Yep, I’ve noticed this as well. Commercial properties started popping up in Q3 2017, right now you’ll find many for sale/lease signs across the city.
yeah I noticed a decent amount before last weekend, but literally just this past weekend it was obviously growing in numbers as of recent, either that, or they all suddenly just decided to put up larger and more obnoxious signs on all floors of the buildings.
perhaps nothing has changed statistically but visually something has really changed.
I recall seeing it just driving on St Clair ave, and College street.
I wonder if this coincides with recent movements overseas (Chinese Government) to curtail, or deleverage commercial properties globally. It’s looking more and more, that many companies in places like China were loading up on debt at ultra low rates, and using that debt to acquire commercial (and residential) holdings worldwide. Now the Chinese government is pushing these companies to deleverage and sell these properties. Those actions could lead to the dumping of commercial properties or aggressive tactics to find companies willing to lock in long term rental agreements.
“Nobody left to buy” ???
Xi’s communists have $50,000,000,000 extra cash coming in every month, from the US alone, with which to buy our (relatively) tiny supply of freehold property. There is an unlimited supply of both cash and buyers. With prices at 37x local incomes in many neighborhoods, it has been quite a long time since RE prices had any connection to the local economy. What reason does anyone have to think that this will suddenly change?
It’s actually quite simple … even the slightest RE price trajectory change, foreign capital will cease to pour into Canada. If ROI is too low, less or no money will be invested … make no mistake about that. Let’s not even talk about a negative price territory, it will spook out those who still own investment properties across this land.
At today’s prices, it would take nearly half a century at current levels of income growth, with flat real estate prices, for the market to return to historic norms.
In Toronto the most inflated neighbourhoods and over-renovated properties are looking at a decline of at least 50% over the next few of years.
Along with a decline in real estate commissions, taxes, and fees, 2.5% of GDP last year,
the deflating bubble will lead the country into recession.
You might say it’s inevitabubble.
Hardly an attractive investment scenario.
oops … realtor sales, taxes, fees … accompanied by a decline in renovations which were 2.5% of GDP last year
“It’s actually quite simple … even the slightest RE price trajectory change, foreign capital will cease to pour into Canada.”
Except that for the past 15 years, it hasn’t worked like that.
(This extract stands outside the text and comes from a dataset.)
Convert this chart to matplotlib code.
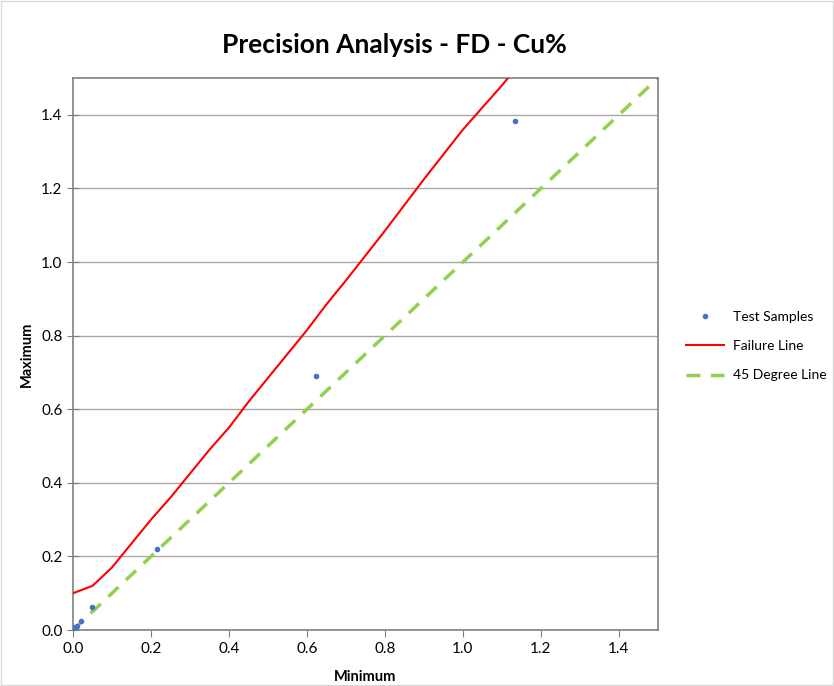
import matplotlib.pyplot as plt
import numpy as np
from matplotlib.ticker import FormatStrFormatter

plt.rcParams['font.family'] = ['Lato', 'DejaVu Sans']

sample_min = [0.0, 0.002, 0.005, 0.01, 0.02, 0.048, 0.215, 0.622, 1.133]
sample_max = [0.0, 0.004, 0.007, 0.012, 0.025, 0.063, 0.221, 0.689, 1.384]

fail_x = [0, 0.05, 0.1, 0.15, 0.2, 0.25, 0.3, 0.35, 0.4, 0.45, 0.5, 0.55,
          0.6, 0.65, 0.7, 0.8, 0.9, 1.0, 1.1, 1.2]
fail_y = [0.1, 0.12, 0.17, 0.235, 0.30, 0.36, 0.425, 0.49, 0.55, 0.62, 0.685,
          0.75, 0.815, 0.885, 0.95, 1.085, 1.225, 1.36, 1.48, 1.61]

deg45 = [0, 1.5]

fig = plt.figure(figsize=(8.34, 6.86), dpi=100)
ax = fig.add_axes([0.0875, 0.0816, 0.7014, 0.8047])

ax.plot(sample_min, sample_max, 'o', color='#4472C4', markersize=3, label='Test Samples', zorder=4)
ax.plot(fail_x, fail_y, '-', color='#FF0000', linewidth=1.5, label='Failure Line', zorder=3)
ax.plot(deg45, deg45, '--', color='#92D050', linewidth=2.5, dashes=(4, 3), label='45 Degree Line', zorder=2)

ax.set_xlim(0, 1.5)
ax.set_ylim(0, 1.5)
ax.set_xticks(np.arange(0, 1.41, 0.2))
ax.set_yticks(np.arange(0, 1.41, 0.2))
ax.xaxis.set_major_formatter(FormatStrFormatter('%.1f'))
ax.yaxis.set_major_formatter(FormatStrFormatter('%.1f'))
ax.grid(axis='y', color='#A6A6A6', linewidth=1)
ax.set_axisbelow(True)
for s in ax.spines.values():
    s.set_color('#808080')
    s.set_linewidth(1.2)
ax.tick_params(axis='both', labelsize=11, color='#808080', length=5)
ax.tick_params(axis='y', direction='inout', length=8)

ax.set_xlabel('Minimum', fontsize=10.5, fontweight='bold', labelpad=10)
ax.set_ylabel('Maximum', fontsize=10.5, fontweight='bold', labelpad=5)
fig.text(0.473, 0.934, 'Precision Analysis - FD - Cu%', fontsize=19, fontweight='bold',
         ha='center', va='center')

ax.legend(loc='center left', bbox_to_anchor=(1.048, 0.5145), frameon=False, fontsize=10,
          borderaxespad=0, borderpad=0, handlelength=2.7, handletextpad=0.65,
          labelspacing=1.25)

fig.patches.append(plt.Rectangle((0.001, 0.001), 0.998, 0.998, transform=fig.transFigure,
                                 fill=False, edgecolor='#D9D9D9', linewidth=1))

fig.savefig('out.png', dpi=100)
The slightest random downtick signals to thousands of offshore millionaires that prices are more attractive. The Canadian dollar dropped 5 1/2% compared to the USD since Feb 1. That doesn’t mean much to locals, but it means that our limited supply of freehold properties are now that much cheaper to offshore buyers than they were a month ago.
It’s the only thing that has mattered here for years: The staggering amount of concentrated communist wealth, and the intense desire to get that cash out of their country. Where else are they going to take it? Ever ask yourself why the only cities where developers are screaming “we’re not allowed to build enough to meet demand” are Vancouver, Toronto, Sydney and Auckland? The demand isn’t for homes – it’s for offshore wealth storage vehicles!
“At today’s prices, it would take nearly half a century at current levels of income growth, with flat real estate prices, for the market to return to historic norms.” Doesn’t that tell you everything you need to know? If you look at local economic conditions, you are completely missing the thing that has been driving this.